Blogger Priya Bhaskaran said...

I often make pavakka pulikuzumbu. Will try for sure this week.

12/20/2005  
Blogger Nupur said...

I love Bittergroud! :)
And sorry that I showed up a little late.... but this a great idea. This curry week. I'll surely try the vegetarian ones. :D

And have posted some tips to make Thick n saucy delicious curries on my blog!

Cheers!

12/20/2005  
Anonymous Anonymous said...

Hi,
Tried ur brinjal oil sauce with green brinjals.
It came out sooooooper sir.
Thx from a happy&satiated blog visitor.

Am a regular visitor to most of the Indian food blogs on the net& try out the recipes in them (never bothered to help mamma in the kitchen at home.

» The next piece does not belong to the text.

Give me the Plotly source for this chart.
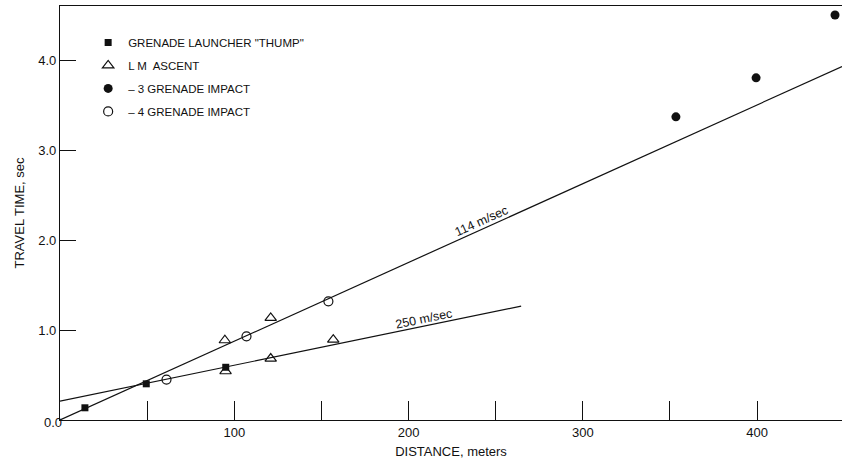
import plotly.graph_objects as go

# Seismic refraction travel times (distance in m, time in s)
thump_x = [14.3, 49.5, 95.1]
thump_y = [0.136, 0.403, 0.587]

lm_ascent_x = [94.6, 95.0, 120.9, 120.9, 156.8]
lm_ascent_y = [0.888, 0.543, 1.137, 0.684, 0.895]

grenade3_x = [353.4, 399.4, 444.7]
grenade3_y = [3.376, 3.81, 4.51]

grenade4_x = [61.1, 107.0, 154.0]
grenade4_y = [0.45, 0.932, 1.321]

# Fitted velocity lines
fast_velocity = 114.0      # m/sec, through origin
fast_x_end = 448.7
slow_velocity = 250.0      # m/sec
slow_intercept = 0.21      # sec
slow_x_end = 264.6

x_tick_vals = [100, 200, 300, 400]
x_tick_text = ["100", "200", "300", "400"]
y_tick_vals = [1.0, 2.0, 3.0, 4.0]
y_tick_text = ["1.0", "2.0", "3.0", "4.0"]

FONT = "Liberation Sans, Arial, sans-serif"
INK = "#111111"

fig = go.Figure()

fast_line_x = [0.0, fast_x_end]
fast_line_y = [x / fast_velocity for x in fast_line_x]
slow_line_x = [0.0, slow_x_end]
slow_line_y = [slow_intercept + x / slow_velocity for x in slow_line_x]

fig.add_trace(go.Scatter(x=fast_line_x, y=fast_line_y, mode="lines",
                         line=dict(color=INK, width=1.2), showlegend=False,
                         hoverinfo="skip"))
fig.add_trace(go.Scatter(x=slow_line_x, y=slow_line_y, mode="lines",
                         line=dict(color=INK, width=1.2), showlegend=False,
                         hoverinfo="skip"))

fig.add_trace(go.Scatter(
    x=thump_x, y=thump_y, mode="markers", name='GRENADE LAUNCHER "THUMP"',
    legendgroup="a",
    marker=dict(symbol="square", size=7, color=INK)))
fig.add_trace(go.Scatter(
    x=lm_ascent_x, y=lm_ascent_y, mode="markers", name="L M  ASCENT",
    legendgroup="b",
    marker=dict(symbol="triangle-up-open", size=10, color=INK,
                line=dict(width=1.2, color=INK))))
fig.add_trace(go.Scatter(
    x=grenade3_x, y=grenade3_y, mode="markers", name="– 3 GRENADE IMPACT",
    legendgroup="c",
    marker=dict(symbol="circle", size=9, color=INK)))
fig.add_trace(go.Scatter(
    x=grenade4_x, y=grenade4_y, mode="markers", name="– 4 GRENADE IMPACT",
    legendgroup="d",
    marker=dict(symbol="circle-open", size=9, color=INK,
                line=dict(width=1.2, color=INK))))

annotations = [
    dict(x=242, y=2.22, xref="x", yref="y", text="114 m/sec", showarrow=False,
         textangle=-24.3, font=dict(family=FONT, size=12.5, color=INK)),
    dict(x=208.8, y=1.125, xref="x", yref="y", text="250 m/sec", showarrow=False,
         textangle=-11.6, font=dict(family=FONT, size=12.5, color=INK)),
    dict(x=-0.023, y=-0.030, xref="paper", yref="paper", text="0.0",
         showarrow=False, font=dict(family=FONT, size=13, color=INK)),
]

fig.update_layout(
    width=842, height=468,
    margin=dict(l=60, r=0, t=6, b=48),
    paper_bgcolor="white", plot_bgcolor="white",
    font=dict(family=FONT, color=INK),
    showlegend=True,
    legend=dict(x=0.036, y=0.947, xanchor="left", yanchor="top",
                bgcolor="rgba(0,0,0,0)", font=dict(family=FONT, size=11.5, color=INK),
                tracegroupgap=4, itemwidth=30),
    annotations=annotations,
    xaxis=dict(
        range=[0, 448.7], showgrid=False, zeroline=False,
        showline=True, linecolor=INK, linewidth=1.3, mirror=True,
        ticks="inside", ticklen=19, tickwidth=1.2, tickcolor=INK,
        tickvals=x_tick_vals, ticktext=x_tick_text,
        minor=dict(tickvals=[50, 150, 250, 350], ticks="inside", ticklen=19,
                   tickwidth=1.2, tickcolor=INK),
        tickfont=dict(family=FONT, size=13, color=INK),
        title=dict(text="DISTANCE, meters", standoff=8,
                   font=dict(family=FONT, size=13, color=INK)),
    ),
    yaxis=dict(
        range=[0, 4.61], showgrid=False, zeroline=False,
        showline=True, linecolor=INK, linewidth=1.3,
        ticks="inside", ticklen=16, tickwidth=1.2, tickcolor=INK,
        tickvals=y_tick_vals, ticktext=y_tick_text,
        tickfont=dict(family=FONT, size=13, color=INK),
        title=dict(text="TRAVEL TIME, sec", standoff=10,
                   font=dict(family=FONT, size=13, color=INK)),
    ),
)

fig.write_html("out.html")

So now, away from home, have to depend on the net for recipes).Yours is the one that always come out the tastiest.

12/20/2005  
Anonymous Anonymous said...

Vkn,thanks for the post! this recipe brings back memories of childhood,you seem to weave Magic with veggies. you make even a karela recipe sound so very appetising! plan to get karela from the market & I am gonna try your way soon .

12/20/2005  
Blogger mae said...

Hello!

I'll have this with boiled rice. Please. Want-some-now. Also some of the Brinjal. Looks absolutely delicious.

12/20/2005  
Blogger Priya Bhaskaran said...

VKN, I tried krela curry this afternoon for lunch. It came out tasty. Thanks for sharing this recipe

12/24/2005  
Anonymous Anonymous said...

VKN, this karela curry was lovely....my friend who doesnt like karela at all was all praise for this curry!!

7/31/2006  
Blogger R said...

VKN, thanks for such a wonderful blog. If I wish to omit onions from this recipe for religious reason, what can I use as substitution? Hing, for taste, perhaps, and besan for body? Would that work? Or, would it taste funny?

- Row

9/19/2008  
Anonymous RecipeJuice said...

Useful recipe, i saw cartoon i the a bowl of curry..hehe sorry.. just kidding.. it look funny for me.